EXERCISE TASK:
Pick out each line in these entries that contains the string "script".

EXERCISE INPUTS:
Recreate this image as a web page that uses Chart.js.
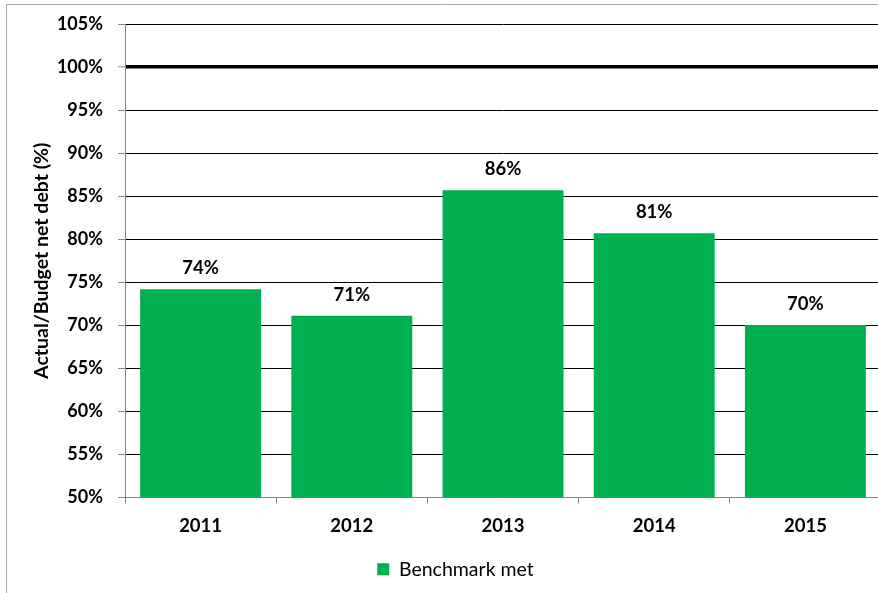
<!DOCTYPE html>
<html>
<head>
<meta charset="utf-8">
<script src="https://cdn.jsdelivr.net/npm/chart.js@4/dist/chart.umd.min.js"></script>
<style>
  html, body { margin: 0; padding: 0; background: #fff; overflow: hidden; }
  #wrap { position: relative; width: 878px; height: 593px; overflow: hidden; }
</style>
</head>
<body>
<div id="wrap"><canvas id="chart" width="881" height="593"></canvas></div>
<script>
// Net debt outturn against budget, per year
const years = ['2011', '2012', '2013', '2014', '2015'];
const actualToBudget = [74.2, 71.1, 85.7, 80.7, 70.05];
const seriesName = 'Benchmark met';
const yTitle = 'Actual/Budget net debt (%)';
const yMin = 50;
const yMax = 105;
const yStep = 5;
const benchmarkLevel = 100;

const GREEN = '#00B050';
const AXIS_GREY = '#868686';
const FONT = 'Lato, "Open Sans", sans-serif';

// Light frame along the top and left edge of the chart object
const framePlugin = {
  id: 'frame',
  beforeDraw(chart) {
    const ctx = chart.ctx;
    ctx.save();
    ctx.fillStyle = '#fff';
    ctx.fillRect(0, 0, chart.width, chart.height);
    ctx.strokeStyle = '#a6a6a6';
    ctx.lineWidth = 1;
    ctx.beginPath();
    ctx.moveTo(6.5, chart.height + 5);
    ctx.lineTo(6.5, 4.5);
    ctx.lineTo(chart.width + 5, 4.5);
    ctx.stroke();
    ctx.restore();
  }
};

// Percentage labels above each bar
const valueLabelPlugin = {
  id: 'valueLabels',
  afterDatasetsDraw(chart) {
    const ctx = chart.ctx;
    ctx.save();
    ctx.font = 'bold 18.5px ' + FONT;
    ctx.fillStyle = '#000';
    ctx.textAlign = 'center';
    ctx.textBaseline = 'middle';
    chart.getDatasetMeta(0).data.forEach((bar, i) => {
      const v = chart.data.datasets[0].data[i];
      ctx.fillText(Math.round(v) + '%', bar.x, bar.y - 21);
    });
    ctx.restore();
  }
};

new Chart(document.getElementById('chart'), {
  type: 'bar',
  data: {
    labels: years,
    datasets: [{
      label: seriesName,
      data: actualToBudget,
      backgroundColor: GREEN,
      borderWidth: 0,
      barPercentage: 0.8,
      categoryPercentage: 1.0
    }]
  },
  options: {
    responsive: false,
    animation: false,
    devicePixelRatio: 1,
    layout: { padding: { left: 30, top: 22, right: 0, bottom: 4 } },
    plugins: {
      tooltip: { enabled: false },
      legend: {
        position: 'bottom',
        labels: {
          boxWidth: 12,
          boxHeight: 12,
          padding: 9,
          color: '#000',
          font: { family: FONT, size: 19.5 }
        }
      }
    },
    scales: {
      x: {
        border: { color: AXIS_GREY, width: 1 },
        grid: {
          offset: true,
          drawOnChartArea: false,
          drawTicks: true,
          tickLength: 6,
          color: AXIS_GREY
        },
        ticks: {
          color: '#000',
          padding: 11,
          font: { family: FONT, size: 18.5, weight: 'bold' }
        },
        afterFit(scale) { scale.height = 53; }
      },
      y: {
        min: yMin,
        max: yMax,
        border: { color: AXIS_GREY, width: 1 },
        grid: {
          color: ctx => ctx.tick && ctx.tick.value === yMin ? AXIS_GREY : '#000',
          lineWidth: ctx => ctx.tick && ctx.tick.value === benchmarkLevel ? 3.5 : 1,
          tickColor: AXIS_GREY,
          tickLength: 7,
          tickWidth: 1
        },
        ticks: {
          stepSize: yStep,
          color: '#000',
          padding: 15,
          font: { family: FONT, size: 18, weight: 'bold', lineHeight: 1 },
          callback: v => v + '%'
        },
        title: {
          display: true,
          text: yTitle,
          color: '#000',
          padding: { top: 0, bottom: 2 },
          font: { family: FONT, size: 19.5, weight: 'bold' }
        },
        afterFit(scale) { scale.width = 95; }
      }
    }
  },
  plugins: [framePlugin, valueLabelPlugin]
});
</script>
</body>
</html>
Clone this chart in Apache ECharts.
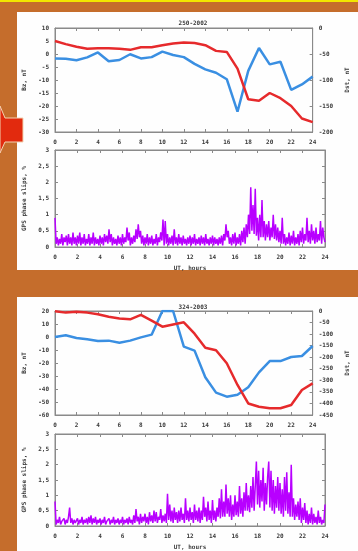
<!DOCTYPE html>
<html>
<head>
<meta charset="utf-8">
<script src="https://cdn.jsdelivr.net/npm/echarts@6/dist/echarts.min.js"></script>
<style>
  html, body { margin: 0; padding: 0; background: #c56d2c; }
  #chart { width: 358px; height: 551px; }
</style>
</head>
<body>
<div id="chart"></div>
<script>
// event titles
const titles = ['250-2002', '324-2003']

// hourly Bz (nT) and Dst (nT), 0..24 UT
const bz2002 = [-1.7, -1.8, -2.4, -1.3, 0.6, -2.8, -2.3, -0.1, -1.7, -1.2, 0.9, -0.4, -1.2,
  -3.8, -5.9, -7.2, -9.7, -22.2, -6.5, 2.3, -4.0, -3.0, -13.8, -11.7, -8.7]
const dst2002 = [-25, -31, -36, -40, -39, -39, -40, -42, -37, -37, -33, -30, -28,
  -29, -33, -44, -46, -78, -137, -140, -125, -135, -150, -174, -181]
const bz2003 = [0, 1.3, -0.8, -1.8, -3.1, -2.8, -4.4, -2.8, -0.3, 1.8, 20, 20, -7.4,
  -10.5, -31, -42.8, -45.9, -44.4, -38.7, -27.2, -18.5, -18.5, -15.4, -14.6, -6.9]
const dst2003 = [-1, -7, -3, -7, -14, -25, -32, -36, -17, -42, -68, -58, -49,
  -98, -159, -170, -226, -320, -400, -414, -421, -421, -407, -342, -313]

// GPS phase slips (%), every 0.1 h from 0 to 24 UT
const slips2002 = [
  0.9, 0.1, 0.3, 0.05, 0.25, 0.1, 0.4, 0.05, 0.3, 0.15,
  0.35, 0.05, 0.4, 0.1, 0.3, 0.05, 0.45, 0.1, 0.3, 0.05,
  0.35, 0.1, 0.45, 0.05, 0.3, 0.1, 0.4, 0.05, 0.25, 0.1,
  0.4, 0.05, 0.3, 0.1, 0.45, 0.05, 0.3, 0.1, 0.25, 0.05,
  0.35, 0.1, 0.3, 0.05, 0.4, 0.15, 0.35, 0.1, 0.55, 0.15,
  0.4, 0.05, 0.3, 0.1, 0.25, 0.05, 0.35, 0.1, 0.3, 0.05,
  0.4, 0.1, 0.3, 0.15, 0.6, 0.2, 0.45, 0.05, 0.3, 0.1,
  0.35, 0.15, 0.55, 0.25, 0.7, 0.3, 0.5, 0.1, 0.35, 0.05,
  0.3, 0.1, 0.4, 0.05, 0.3, 0.1, 0.35, 0.05, 0.25, 0.1,
  0.4, 0.05, 0.3, 0.15, 0.45, 0.2, 0.85, 0.05, 0.8, 0.1,
  0.4, 0.05, 0.3, 0.1, 0.35, 0.05, 0.55, 0.1, 0.3, 0.05,
  0.4, 0.1, 0.3, 0.05, 0.35, 0.1, 0.25, 0.05, 0.3, 0.1,
  0.35, 0.05, 0.3, 0.1, 0.4, 0.05, 0.25, 0.1, 0.3, 0.05,
  0.35, 0.1, 0.3, 0.05, 0.4, 0.1, 0.25, 0.05, 0.3, 0.1,
  0.35, 0.05, 0.3, 0.1, 0.25, 0.05, 0.3, 0.1, 0.35, 0.05,
  0.4, 0.2, 0.7, 0.3, 0.5, 0.1, 0.3, 0.05, 0.4, 0.1,
  0.45, 0.05, 0.3, 0.1, 0.4, 0.05, 0.5, 0.15, 0.6, 0.1,
  0.7, 0.3, 1.0, 0.4, 1.85, 0.5, 1.3, 0.4, 1.8, 0.35,
  0.9, 0.2, 1.0, 0.3, 1.45, 0.3, 0.8, 0.2, 0.7, 0.3,
  0.8, 0.2, 0.6, 0.3, 1.0, 0.25, 0.7, 0.2, 0.6, 0.15,
  0.5, 0.1, 0.9, 0.1, 0.4, 0.05, 0.3, 0.1, 0.45, 0.05,
  0.35, 0.1, 0.5, 0.05, 0.3, 0.1, 0.4, 0.05, 0.5, 0.15,
  0.6, 0.1, 0.4, 0.2, 0.9, 0.15, 0.5, 0.1, 0.7, 0.2,
  0.5, 0.1, 0.6, 0.15, 0.4, 0.2, 0.8, 0.1, 0.6, 0.3,
  0.15
]
const slips2003 = [
  0.8, 0.05, 0.2, 0.1, 0.3, 0.05, 0.15, 0.1, 0.25, 0.05,
  0.2, 0.1, 0.3, 0.6, 0.1, 0.25, 0.05, 0.2, 0.1, 0.15,
  0.25, 0.05, 0.2, 0.1, 0.3, 0.05, 0.2, 0.1, 0.25, 0.05,
  0.3, 0.1, 0.35, 0.05, 0.25, 0.1, 0.3, 0.05, 0.2, 0.1,
  0.25, 0.05, 0.2, 0.1, 0.3, 0.05, 0.15, 0.1, 0.25, 0.05,
  0.2, 0.1, 0.3, 0.05, 0.2, 0.1, 0.25, 0.05, 0.2, 0.1,
  0.3, 0.05, 0.2, 0.1, 0.25, 0.05, 0.3, 0.1, 0.2, 0.05,
  0.35, 0.1, 0.55, 0.15, 0.3, 0.05, 0.4, 0.1, 0.3, 0.15,
  0.4, 0.1, 0.3, 0.05, 0.45, 0.15, 0.35, 0.1, 0.5, 0.15,
  0.45, 0.1, 0.3, 0.2, 0.55, 0.1, 0.35, 0.15, 0.4, 0.1,
  1.05, 0.2, 0.7, 0.15, 0.5, 0.1, 0.6, 0.2, 0.45, 0.1,
  0.5, 0.15, 0.6, 0.2, 0.4, 0.1, 0.9, 0.2, 0.5, 0.15,
  0.6, 0.2, 0.45, 0.1, 0.7, 0.2, 0.5, 0.15, 0.6, 0.1,
  0.5, 0.2, 0.95, 0.3, 0.6, 0.15, 0.8, 0.2, 0.5, 0.1,
  0.85, 0.2, 0.5, 0.15, 0.6, 0.3, 0.9, 0.25, 1.2, 0.3,
  0.8, 0.3, 1.35, 0.4, 0.9, 0.3, 1.0, 0.2, 0.7, 0.3,
  1.0, 0.35, 0.8, 0.3, 1.3, 0.4, 0.9, 0.3, 1.1, 0.5,
  1.4, 0.5, 1.0, 0.45, 1.3, 0.6, 1.6, 0.5, 1.3, 2.1,
  0.7, 1.8, 0.6, 1.5, 0.8, 1.9, 0.5, 1.4, 0.7, 1.6,
  2.1, 0.6, 1.8, 0.5, 1.5, 0.4, 1.3, 0.6, 1.6, 0.5,
  1.4, 0.4, 1.2, 0.3, 1.6, 0.5, 1.75, 0.4, 1.1, 0.3,
  2.0, 0.3, 0.9, 0.2, 0.7, 0.3, 0.8, 0.2, 0.9, 0.1,
  0.6, 0.2, 0.75, 0.1, 0.5, 0.05, 0.4, 0.1, 0.6, 0.05,
  0.4, 0.1, 0.3, 0.05, 0.5, 0.1, 0.3, 0.05, 0.2, 0.1,
  0.7
]

const RED = '#e62a2c'
const BLUE = '#3a8fe2'
const PURPLE = '#b800ff'
const AXIS = '#8a8a8a'
const FONT = { fontSize: 6, fontWeight: 'bold', color: '#3a3a3a', fontFamily: 'DejaVu Sans Mono' }

const hourly = (arr) => arr.map((v, i) => [i, v])
const tenth = (arr) => arr.map((v, i) => [i / 10, v])
const comma = (v) => String(v).replace('.', ',')

const grids = [
  { left: 55, top: 28, width: 270, height: 104 },
  { left: 55, top: 150, width: 270, height: 97 },
  { left: 55, top: 311, width: 270, height: 104 },
  { left: 55, top: 434, width: 270, height: 96 },
].map((g) => ({ ...g, show: true, borderColor: AXIS, borderWidth: 1, backgroundColor: 'transparent' }))

const tick = { show: true, inside: true, length: 3, lineStyle: { color: AXIS } }
const line = { show: true, onZero: false, lineStyle: { color: AXIS, width: 1 } }

const xAxes = []
grids.forEach((g, i) => {
  const lower = i % 2 === 1
  xAxes.push({
    type: 'value', gridIndex: i, position: 'bottom', min: 0, max: 24, interval: 2,
    axisLine: line, axisTick: tick, splitLine: { show: false },
    axisLabel: { ...FONT, margin: 7 },
    name: lower ? 'UT, hours' : '', nameLocation: 'middle', nameGap: 18,
    nameTextStyle: FONT,
  })
  xAxes.push({
    type: 'value', gridIndex: i, position: 'top', min: 0, max: 24, interval: 2,
    axisLine: line, axisTick: tick, splitLine: { show: false }, axisLabel: { show: false },
  })
})

const yAxes = [
  // 2002 upper
  { gridIndex: 0, position: 'left', min: -30, max: 10, interval: 5, name: 'Bz, nT', nameGap: 25 },
  { gridIndex: 0, position: 'right', min: -200, max: 0, interval: 50, name: 'Dst, nT', nameGap: 26 },
  // 2002 lower
  { gridIndex: 1, position: 'left', min: 0, max: 3, interval: 0.5, name: 'GPS phase slips, %', nameGap: 25, fmt: comma },
  { gridIndex: 1, position: 'right', min: 0, max: 3, interval: 0.5, noLabel: true },
  // 2003 upper
  { gridIndex: 2, position: 'left', min: -60, max: 20, interval: 10, name: 'Bz, nT', nameGap: 25 },
  { gridIndex: 2, position: 'right', min: -450, max: 0, interval: 50, name: 'Dst, nT', nameGap: 26 },
  // 2003 lower
  { gridIndex: 3, position: 'left', min: 0, max: 3, interval: 0.5, name: 'GPS phase slips, %', nameGap: 25, fmt: comma },
  { gridIndex: 3, position: 'right', min: 0, max: 3, interval: 0.5, noLabel: true },
].map((a) => ({
  type: 'value', gridIndex: a.gridIndex, position: a.position, min: a.min, max: a.max, interval: a.interval,
  axisLine: line, axisTick: tick, splitLine: { show: false },
  axisLabel: a.noLabel ? { show: false } : { ...FONT, margin: 6, formatter: a.fmt },
  name: a.name || '', nameLocation: 'middle', nameGap: a.nameGap, nameRotate: 90, nameTextStyle: FONT,
}))

const lineSeries = (data, xi, yi, color, width) => ({
  type: 'line', data, xAxisIndex: xi, yAxisIndex: yi, symbol: 'none', clip: true,
  lineStyle: { color, width }, animation: false,
})

const chart = echarts.init(document.getElementById('chart'), null, { renderer: 'canvas' })
chart.setOption({
  animation: false,
  backgroundColor: '#c56d2c',
  title: [
    { text: titles[0], left: 188, top: 15, textAlign: 'center', textStyle: FONT },
    { text: titles[1], left: 188, top: 299, textAlign: 'center', textStyle: FONT },
  ],
  graphic: [
    { type: 'rect', shape: { x: 0, y: 0, width: 358, height: 2 }, style: { fill: '#f2e600' }, z: -10 },
    { type: 'rect', shape: { x: 17, y: 12, width: 341, height: 258 }, style: { fill: '#fefefe' }, z: -10 },
    { type: 'rect', shape: { x: 17, y: 297, width: 341, height: 254 }, style: { fill: '#fefefe' }, z: -10 },
    {
      type: 'polygon', z: 100,
      shape: { points: [[0, 106], [5, 118], [23, 118], [23, 142], [5, 142], [0, 153]] },
      style: { fill: '#e22a0e', stroke: '#f2d2b0', lineWidth: 1 },
    },
  ],
  grid: grids,
  xAxis: xAxes,
  yAxis: yAxes,
  series: [
    lineSeries(hourly(bz2002), 0, 0, BLUE, 2.5),
    lineSeries(hourly(dst2002), 0, 1, RED, 2.5),
    lineSeries(tenth(slips2002), 2, 2, PURPLE, 1.5),
    lineSeries(hourly(bz2003), 4, 4, BLUE, 2.5),
    lineSeries(hourly(dst2003), 4, 5, RED, 2.5),
    lineSeries(tenth(slips2003), 6, 6, PURPLE, 1.5),
  ],
})
</script>
</body>
</html>
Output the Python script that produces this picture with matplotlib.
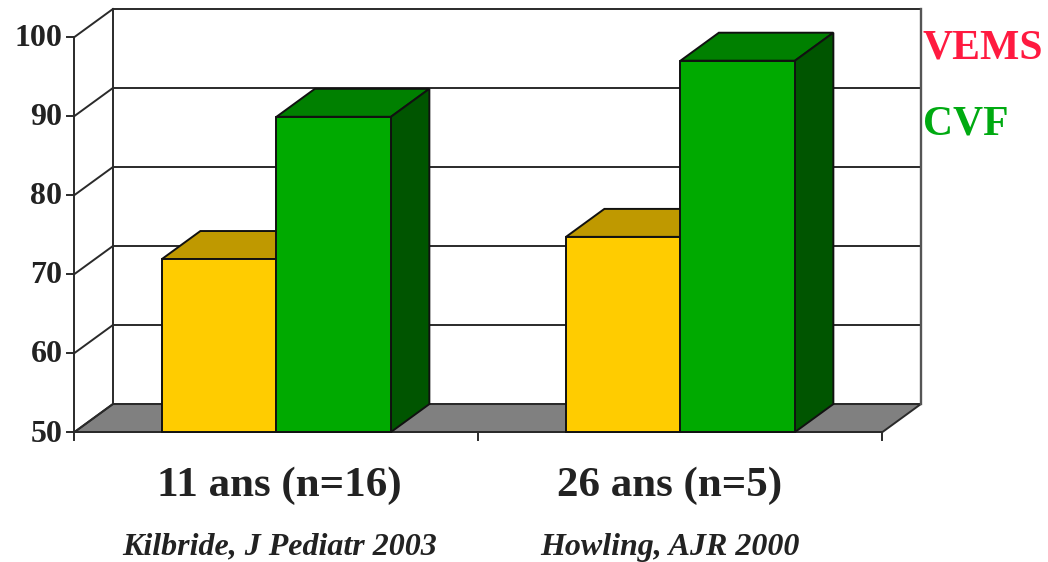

OUTPUT OF THE EXERCISE:
<script src="https://cdn.jsdelivr.net/npm/chart.js@4/dist/chart.umd.min.js"></script>
<script>
</script>
<script src="https://cdn.jsdelivr.net/npm/echarts@6/dist/echarts.min.js"></script>
<script>
</script>
Output the Python script that produces this picture with matplotlib.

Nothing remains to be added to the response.